The entire scene with the hologram girlfriend and human was beautiful and something that I believe will be looked back upon as one of the most stunning moments in movie history.  


I would suggest going to an earlier showing, I felt sorry for those coming in after my showing near 9pm knowing they might miss the last tube home if they want to stay to the end.... london problems eh? 


This is one of the most visually stunning films I've seen in a very long time.  But unfortunately, the fantastic CGI/sets/etc don't make up for the slightly confusing story.  (Even my sci-fi-fan friend was dissatisfied with the storyline.)  I think I read one of the newspapers described Blade Runner 2049 as 'having a beginning, middle, and end, but not necessarily in that order', with which I wouldn't disagree.  It'd be hard for Gosling, as a replicant, to display such a broad range of human emotions that you feel he'll walk away with 'Best Actor' many times over during awards season.  Glad I saw it, but once was enough.  And I agree with everyone else - too long.  Three stars.

Tastemaker

I watched the original the day before I saw this, and really didn't enjoy it...and I have to say, on the whole, the same goes for this. I didn't get all the fuss, it wasn't fantastic. It did get better for the last 45 minutes or so, but it was definitely too long (163 mins). 


Without the risk of spoiling the film for those who have not seen it, I would have to say that I was pleasantly surprised, even impressed by this sequel. The first Blade Runner was not a particularly good film anyway, lauded as it was by film students of that period and later. Ridley Scott has made two excellent movies; The Duellists & Alien. Blade Runner is very watchable, but it was not worth the disappointment displayed by many cinema goers after seeing this Gosling upgrade. Strong performances throughout & perhaps a few scenes could have been clipped. But an intelligent script keep it from being dull. Too long by 30mins......I felt its length. 


I adored the original “Blade Runner” (1982). The movie had a full set of excellent features - brillant director (Ridley Scott); terrific cast spearheaded by Harrison Ford; great storyline adapted from Philip K Dick’s sci-fi novel; mesmerising music from Vangelis.

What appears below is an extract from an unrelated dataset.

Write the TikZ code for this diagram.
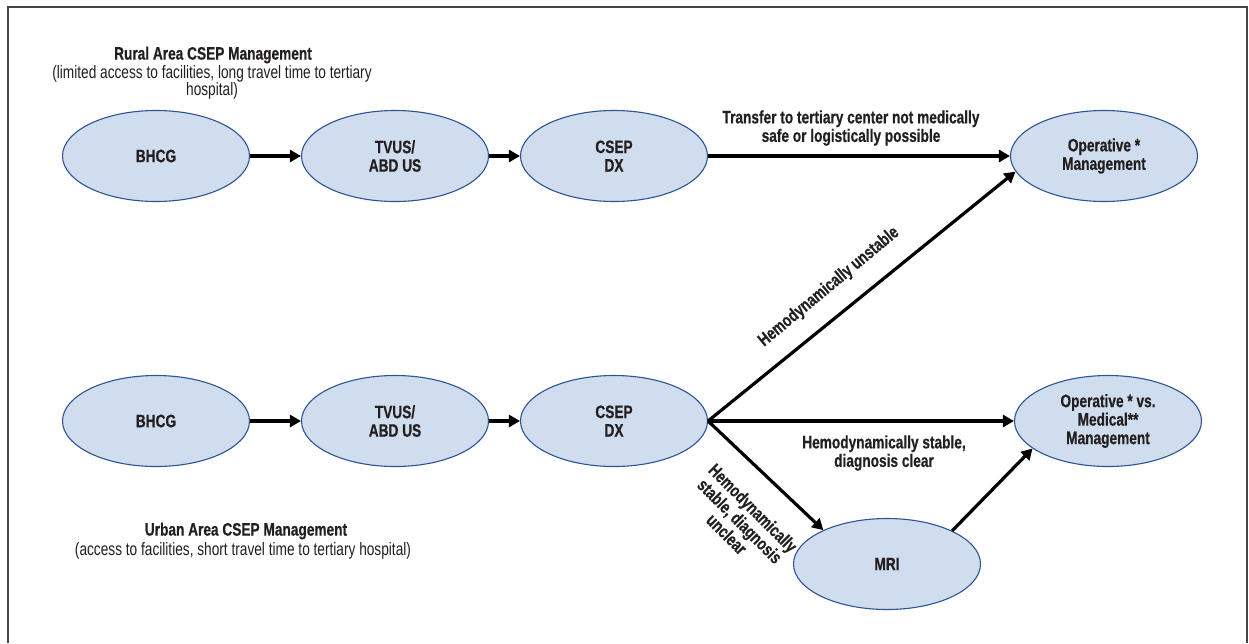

I could go on and I can only say that that film has been included in my all-time top 10 movie masterpieces since I first saw it 35 years ago.


So any sequel would have to be superb to satisfy me and this one definitely did not; I realise that I am in a minority here after a veritable barrage of eulogies from the critics.


At least Ridley’s film had a discernible plot - robots revolt against mankind; disguise themselves as humanoids; blade runners hunt them down; and so on. The 2049 version plot is so convoluted and mysterious that I was totally lost after the first few scenes.


Heading the cast is Ryan Gosling, an actor who has somehow become a top Hollywood choice with his characteristic facial expressions ranging from blank to sneering. He runs the gamut of emotions from A to B, as the old saying goes.


Harrison Ford, who the makers proudly boast alongside Gosling as joint star, appears in what is almost a cameo role towards the end (and the end is a long time coming after nearly three pretentious and confused hours). 


Ford (the same character as in the original) is now a grizzled ex-blade runner living, after a post-nuclear disaster, in a ghostly casino/hotel (replete with flickering holograms of Marilyn and Elvis), and even that scenario is shamelessly nicked from Kubrick’s “The Shining”.


It would pain me to go on any further so let’s just say that I am truly grateful we didn’t go, as originally planned, to the South Bank IMAX. At least we saved ourselves a goodly wedge for seat tickets.

tastemaker

A modern day classic without a doubt, an explosion of stylised spellbinding cinematography accompanied by the most elaborate score. It is long, nearly two and a half hours,  be prepared, would recommended an early evening viewing 6.30pm  Everybody needs to see this film once.